Booksellers administers the New Zealand Book Awards.

"The New Zealand Book Awards are multi-category, so in terms of her specialty being fiction, she won the top prize," Gould said.

"I think putting down the judges here in New Zealand was pretty bad form... I don't think it did her brand any good at all."

Broadcaster Miriama Kamo, who convened last year's judging panel, said the judges had been "really proud and really thrilled" to give Catton the fiction award.

"We certainly as judges felt we had honoured her and that was the right thing to do," she said.

"I disagree with her that she has been cut down in any way.

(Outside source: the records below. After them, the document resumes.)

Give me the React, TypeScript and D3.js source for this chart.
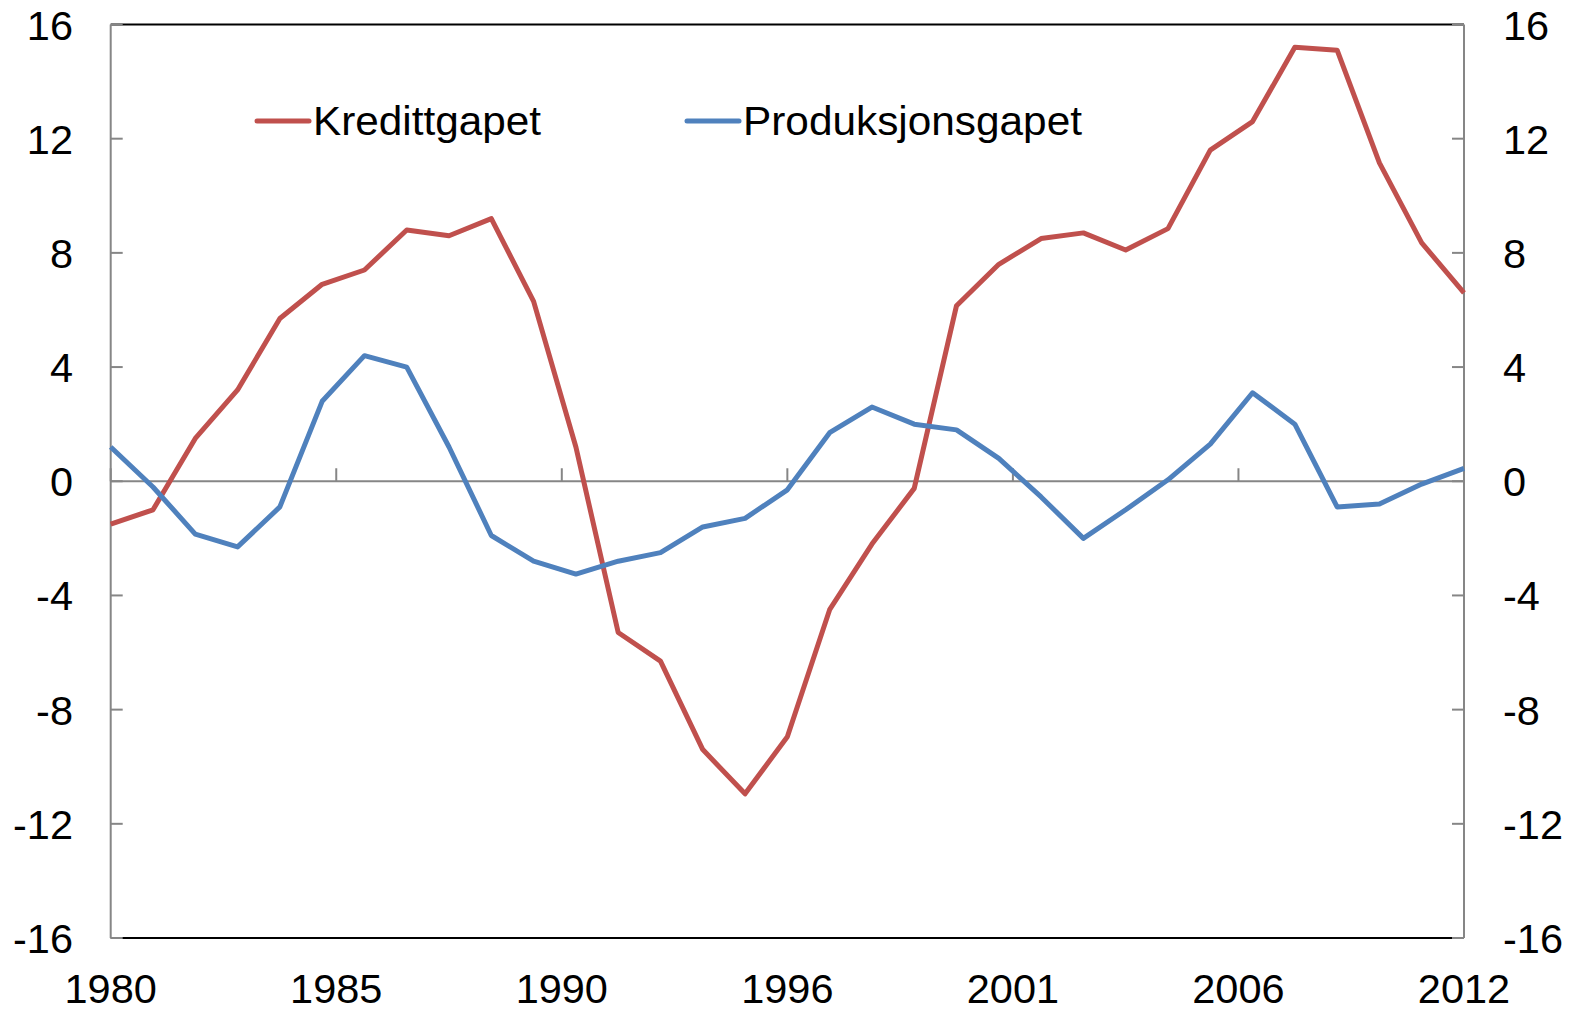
import React, { useMemo } from 'react';
import * as d3 from 'd3';

// Årlige data 1980–2012
const years = d3.range(1980, 2013);

const kredittgapet = [
  -1.5, -1.0, 1.5, 3.2, 5.7, 6.9, 7.4, 8.8, 8.6, 9.2,
  6.3, 1.2, -5.3, -6.3, -9.4, -10.95, -8.95, -4.5, -2.2, -0.25,
  6.15, 7.6, 8.5, 8.7, 8.1, 8.85, 11.6, 12.6, 15.2, 15.1,
  11.15, 8.35, 6.6,
];

const produksjonsgapet = [
  1.2, -0.2, -1.85, -2.3, -0.9, 2.8, 4.4, 4.0, 1.2, -1.9,
  -2.8, -3.25, -2.8, -2.5, -1.6, -1.3, -0.3, 1.7, 2.6, 2.0,
  1.8, 0.8, -0.55, -2.0, -1.0, 0.05, 1.3, 3.1, 2.0, -0.9,
  -0.8, -0.1, 0.45,
];

const xTickLabels = ['1980', '1985', '1990', '1996', '2001', '2006', '2012'];
const yTicks = [-16, -12, -8, -4, 0, 4, 8, 12, 16];

const series = [
  { name: 'Kredittgapet', values: kredittgapet, color: '#C0504D' },
  { name: 'Produksjonsgapet', values: produksjonsgapet, color: '#4F81BD' },
];

const W = 1573;
const H = 1011;
const FONT = '"Liberation Sans", Arial, sans-serif';

export default function App() {
  const left = 110.7;
  const right = 1464;
  const top = 24.5;
  const bottom = 938;

  const x = useMemo(() => d3.scaleLinear().domain([0, years.length - 1]).range([left, right]), []);
  const y = useMemo(() => d3.scaleLinear().domain([-16, 16]).range([bottom, top]), []);

  const line = d3.line<number>()
    .x((_, i) => x(i))
    .y(d => y(d));

  const tickStep = (years.length - 1) / (xTickLabels.length - 1);
  const grey = '#868686';

  return (
    <svg width={W} height={H} style={{ position: 'absolute', left: 0, top: 0, background: '#fff' }}>
      {/* ramme */}
      <line x1={left} x2={right} y1={top} y2={top} stroke="#000" strokeWidth={2} />
      <line x1={left} x2={right} y1={bottom} y2={bottom} stroke="#000" strokeWidth={2} />
      <line x1={left} x2={left} y1={top} y2={bottom} stroke={grey} strokeWidth={2} />
      <line x1={right} x2={right} y1={top} y2={bottom} stroke={grey} strokeWidth={2} />

      {/* y-akser */}
      {yTicks.map(t => (
        <g key={t}>
          <line x1={left} x2={left + 12} y1={y(t)} y2={y(t)} stroke={grey} strokeWidth={2} />
          <line x1={right - 12} x2={right} y1={y(t)} y2={y(t)} stroke={grey} strokeWidth={2} />
          <text x={73} y={y(t) + 15} textAnchor="end" fontSize={41.5} fontFamily={FONT} fill="#000">{t}</text>
          <text x={1503} y={y(t) + 15} textAnchor="start" fontSize={41.5} fontFamily={FONT} fill="#000">{t}</text>
        </g>
      ))}

      {/* nullinje og x-akse */}
      <line x1={left} x2={right} y1={y(0)} y2={y(0)} stroke={grey} strokeWidth={2} />
      {xTickLabels.map((lab, k) => (
        <g key={lab}>
          <line x1={x(k * tickStep)} x2={x(k * tickStep)} y1={y(0)} y2={y(0) - 13} stroke={grey} strokeWidth={2} />
          <text x={x(k * tickStep)} y={1003} textAnchor="middle" fontSize={41.5} fontFamily={FONT} fill="#000">{lab}</text>
        </g>
      ))}

      {/* serier */}
      {series.map(s => (
        <path key={s.name} d={line(s.values) || ''} fill="none" stroke={s.color} strokeWidth={5} strokeLinejoin="round" />
      ))}

      {/* legend */}
      {series.map((s, i) => {
        const lx = i === 0 ? 257 : 687;
        return (
          <g key={s.name}>
            <line x1={lx} x2={lx + 52} y1={121} y2={121} stroke={s.color} strokeWidth={5} strokeLinecap="round" />
            <text x={lx + 56} y={135} fontSize={41} fontFamily={FONT} fill="#000" textLength={i === 0 ? 228 : 339} lengthAdjust="spacingAndGlyphs">{s.name}</text>
          </g>
        );
      })}
    </svg>
  );
}
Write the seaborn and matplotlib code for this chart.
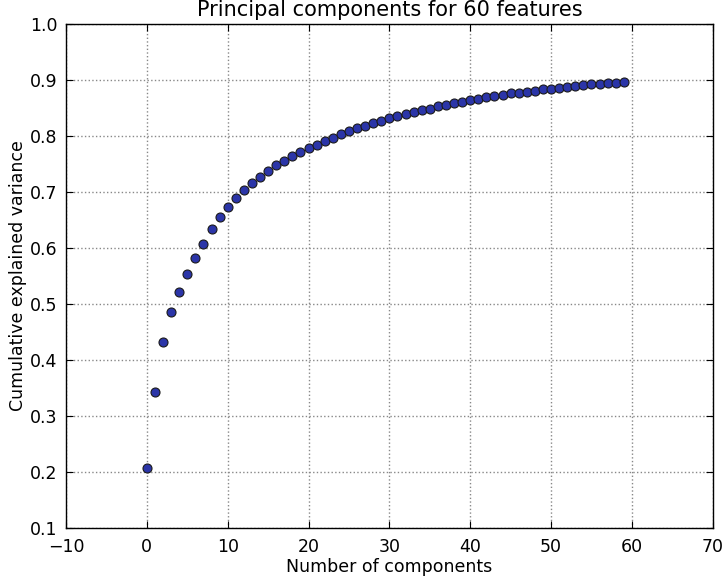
import numpy as np
import pandas as pd
import matplotlib
matplotlib.use('Agg')
import matplotlib.pyplot as plt
import seaborn as sns

# cumulative explained variance (components 0..59)
cum_var = [
    0.207, 0.343, 0.432, 0.486, 0.521, 0.554, 0.582, 0.607, 0.634, 0.655,
    0.673, 0.689, 0.704, 0.716, 0.727, 0.737, 0.748, 0.755, 0.764, 0.771,
    0.779, 0.784, 0.791, 0.796, 0.803, 0.809, 0.814, 0.818, 0.823, 0.827,
    0.832, 0.835, 0.839, 0.842, 0.846, 0.849, 0.854, 0.855, 0.859, 0.861,
    0.864, 0.866, 0.869, 0.871, 0.874, 0.876, 0.877, 0.879, 0.881, 0.883,
    0.884, 0.886, 0.888, 0.889, 0.891, 0.892, 0.893, 0.894, 0.895, 0.897,
]
components = list(range(len(cum_var)))
df = pd.DataFrame({'component': components, 'cum_var': cum_var})

sns.set_style('white')
plt.rcParams['font.family'] = ['DejaVu Sans']
plt.rcParams['xtick.direction'] = 'in'
plt.rcParams['ytick.direction'] = 'in'
plt.rcParams['text.color'] = 'black'
plt.rcParams['axes.labelcolor'] = 'black'
plt.rcParams['xtick.color'] = 'black'
plt.rcParams['ytick.color'] = 'black'

fig = plt.figure(figsize=(7.28, 5.82), dpi=100)
ax = fig.add_axes([0.0907, 0.0928, 0.8883, 0.866])

sns.scatterplot(data=df, x='component', y='cum_var', ax=ax, s=42,
                color='#2b35a8', edgecolor='#1a1a1a', linewidth=0.8, zorder=3)

ax.set_xlim(-10, 70)
ax.set_ylim(0.1, 1.0)
ax.set_xticks(np.arange(-10, 71, 10))
ax.set_yticks(np.arange(0.1, 1.01, 0.1))
ax.set_yticklabels([f'{v:.1f}' for v in np.arange(0.1, 1.01, 0.1)])
ax.grid(True, linestyle=':', color='#888888', linewidth=1.0)
ax.tick_params(axis='both', labelsize=12.5, length=5, color='black',
               top=True, right=True, bottom=True, left=True)
ax.tick_params(axis='x', pad=7)
ax.tick_params(axis='y', pad=6)
for s in ax.spines.values():
    s.set_color('black')
    s.set_linewidth(1.0)

ax.set_title('Principal components for 60 features', fontsize=15, color='black')
ax.set_xlabel('Number of components', fontsize=12.5, labelpad=2)
ax.set_ylabel('Cumulative explained variance', fontsize=12.5, labelpad=2)

fig.savefig('out.png', dpi=100)
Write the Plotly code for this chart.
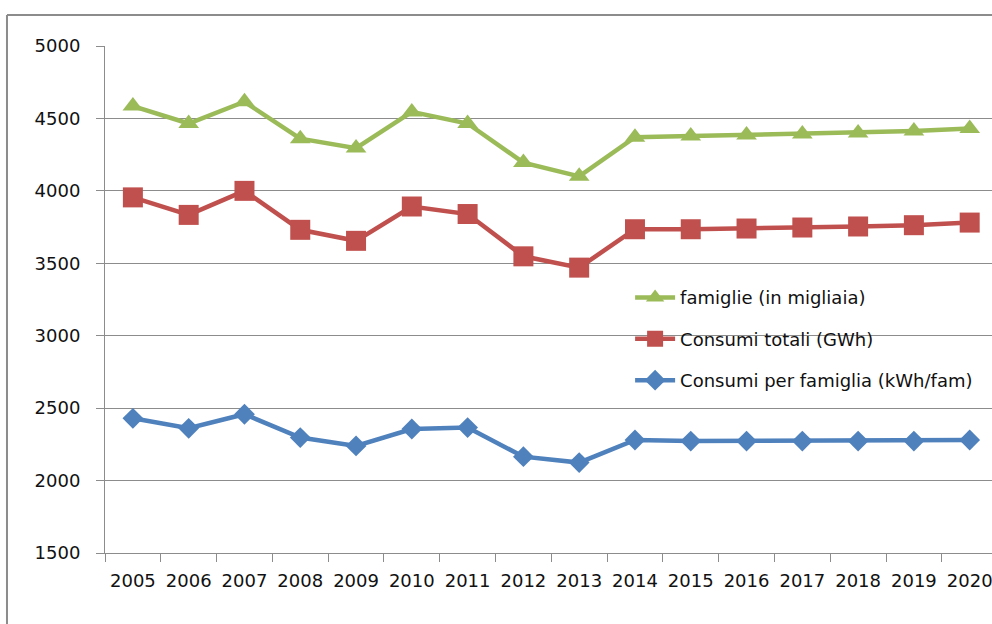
import plotly.graph_objects as go

years = [str(y) for y in range(2005, 2021)]
famiglie = [4585, 4465, 4615, 4360, 4295, 4545, 4465, 4195, 4100,
            4370, 4378, 4386, 4393, 4400, 4414, 4430]
consumi_totali = [3955, 3834, 4000, 3731, 3655, 3892, 3840, 3548, 3470,
                  3735, 3735, 3740, 3747, 3754, 3763, 3781]
consumi_fam = [2430, 2361, 2458, 2297, 2239, 2356, 2366, 2165, 2124,
               2280, 2273, 2273, 2273, 2273, 2273, 2280]
y_ticks = [1500, 2000, 2500, 3000, 3500, 4000, 4500, 5000]

GREEN = "#9BBB59"
RED = "#C0504D"
BLUE = "#4F81BD"
GRID = "#8C8C8C"
FONT = "DejaVu Sans"
TXT = "#111111"

fig = go.Figure()
fig.add_trace(go.Scatter(x=years, y=famiglie, name="famiglie (in migliaia)",
                         mode="lines+markers", legendgroup="a",
                         line=dict(color=GREEN, width=4.5),
                         marker=dict(symbol="triangle-up", size=18, color=GREEN)))
fig.add_trace(go.Scatter(x=years, y=consumi_totali, name="Consumi totali (GWh)",
                         mode="lines+markers", legendgroup="b",
                         line=dict(color=RED, width=4.5),
                         marker=dict(symbol="square", size=20, color=RED)))
fig.add_trace(go.Scatter(x=years, y=consumi_fam, name="Consumi per famiglia (kWh/fam)",
                         mode="lines+markers", legendgroup="c",
                         line=dict(color=BLUE, width=4.5),
                         marker=dict(symbol="diamond", size=16, color=BLUE)))

fig.update_layout(
    width=992, height=624,
    margin=dict(l=105, r=0, t=46, b=71),
    paper_bgcolor="white", plot_bgcolor="white",
    font=dict(family=FONT, size=18, color=TXT),
    showlegend=True,
    legend=dict(x=0.592, y=0.54, xanchor="left", yanchor="top",
                bgcolor="rgba(0,0,0,0)", traceorder="grouped", tracegroupgap=15,
                font=dict(family=FONT, size=18, color=TXT),
                itemwidth=40),
    xaxis=dict(type="category", range=[-0.5, 15.4], tickson="boundaries",
               ticks="outside", ticklen=8, tickcolor=GRID, showgrid=False,
               showline=True, linecolor=GRID, linewidth=1,
               ticklabelstandoff=11,
               tickfont=dict(family=FONT, size=18, color=TXT)),
    yaxis=dict(range=[1500, 5000], tickvals=y_ticks, showgrid=True,
               gridcolor=GRID, gridwidth=1, ticks="outside", ticklen=8,
               tickcolor=GRID, showline=True, linecolor=GRID, linewidth=1,
               zeroline=False, ticklabelstandoff=12,
               tickfont=dict(family=FONT, size=18, color=TXT)),
    shapes=[
        dict(type="rect", xref="paper", yref="paper", layer="between",
             x0=0.566, x1=1.0, y0=0.30, y1=0.555,
             line=dict(width=0), fillcolor="white"),
        dict(type="line", xref="paper", yref="paper", x0=-0.1105, x1=1.01,
             y0=1.0611, y1=1.0611, line=dict(color=GRID, width=2)),
        dict(type="line", xref="paper", yref="paper", x0=-0.1105, x1=-0.1105,
             y0=1.0611, y1=-0.15, line=dict(color=GRID, width=2)),
    ],
)

fig.write_html("out.html")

Her book has been celebrated across the world and no less, in my view, in New Zealand."

Victoria University Press publisher Fergus Barrowman defended Catton, saying he would always stand by an author's right to express their point of view.

He declined to comment specifically on Catton's reported remarks, but said he believed they had "definitely" been taken out of context.

Meanwhile RadioLive host Sean Plunket added to the fracas by describing Catton as an "ungrateful hua" on air this morning.

Hua is a shortened version of the Maori word "upoko kohua", which means "may your head be boiled and eaten".

Plunket accused Catton of being a traitor and criticised her for bagging New Zealand when she had a taxpayer-funded job as a lecturer in creative writing at the Manukau Institute of Technology.

Some listeners misheard Plunket, thinking he had called Catton an "ungrateful whore", and took to social media to express their outrage.